2) Revise regulation FD. While the intention of making all information available simultaneously to all investors was honorable, the result has been that many companies have chosen simply to disclose less (or rather less of material value, not necessarily quantity), based on scary legal advice like this. We were left with less transparency and a hoard of Wall Street analysts trying to figure out how to differentiate their research with their information edge gone. It was the added information from smart questions that institutional investors were willing to pay for (in the form of commissions). Since the lack of informational advantage left analysts without an institutional following, some fell back on their ability to tout the stock to large numbers of retail investors and others worked on M&A deals. You know the rest of the story by now.

3) Require that fully-diluted earnings include all perpetual or long-dated options or warrants, whether in-the-money or not. Bring back the old definitions of primary and fully-diluted EPS with this change to the "common stock equivalent" tests.

4) Require supplemental disclosure of compensation, including the market value of all options received.

5) Require the auditor to disclose in their cover letter all fees received and contracted for related to the subject company over the prior three years, breaking the audit fees out from all others.

6) Require supplemental disclosure of large contracts (>10% of period revenues), and the values of any contracts that include tying arrangements requiring vendors to purchase or use the company's products and payments in kind.
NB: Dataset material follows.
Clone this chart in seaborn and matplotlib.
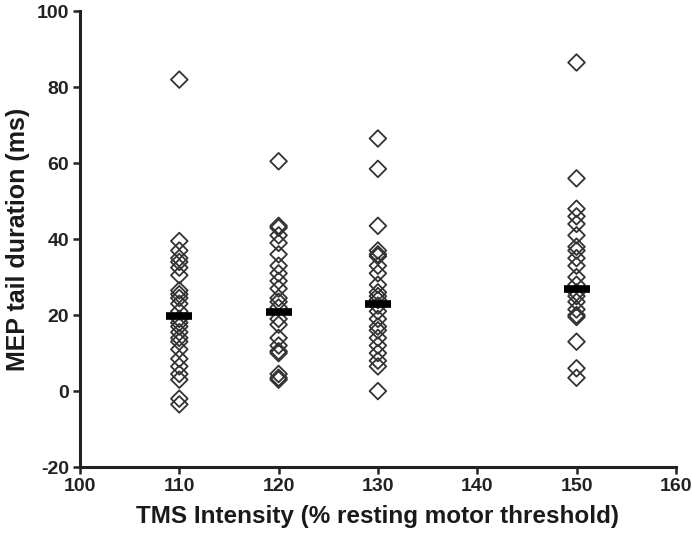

In addition, require disclosure of contracts with unconsolidated affiliates (the notorious "special purpose vehicles") and all guaranties or hypothecations on behalf of those entities.

7) Eliminate differential treatment of dividends and capital gains (in fact, eliminate double taxation, but that's a whole 'nother post and it violates the expense restriction stipulated above). Jane Galt covered this issue well back in the good ol' days.

This post is a work in progress, so I haven't thought through everything above as thoroughly as if this were a professional journal (ahem) - but that was the point of posting it. I'll add some other items as I get the chance. In the meantime, I welcome your comments and any additional points you might offer about SEC structure and disclosure requirements.

UPDATE: You may be surprised by the regulatory ambition I display in this post. People who know me well know that my objection to regulation relates as much or more to an antipathy to bureaucracy than to the inevitable conclusion that free markets benefit more people in greater quantity than the alternatives. Transparency and the rule of law are necessary conditions to the free market. Regulatory bureaucracy, however, can be antithetical to free markets as well as morally hazardous and just plain hard on the senses.

SECOND UPDATE: A cynical reader might decide that I'm suggesting the resources of the SEC be co-opted for money managers! Bwha-ha-ha!

Posted by Mindles H. Dreck at October 23, 2002 06:28 AM | TrackBack | Technorati inbound links
Comments

"The SEC was pretty formidable prior to the end of the bubble, despite characterizations to the contrary". Say what? From a variety of reports including this one it's clear the SEC didn't even bother to read Enron's SEC filings. It's not clear how much they would have gleaned from the intentionally obscure accounting, but Enron was one of the largest, most complex, fastest growing companies in the world. For the SEC to not analyze and scrutinize their filings indicates an inattention to detail that beggars the imagination. If we're going to have an SEC at all, it may as well be functional. If not, let's move to a complete caveat emptor environment of private "Good Housekeeping" accounting review boards that are accountable to their subscribers.

As far as the greed of CEOs and boards of directors, I think your recommendations of complete public disclosure of all compensation will go a long way towards eliminating the worst excesses. Society has managed to make drunk driving a socially malign behavior over the last twenty years. There's no reason that unbridled greed shouldn't be susceptible to the same forces of social disapproval. Just give us the facts.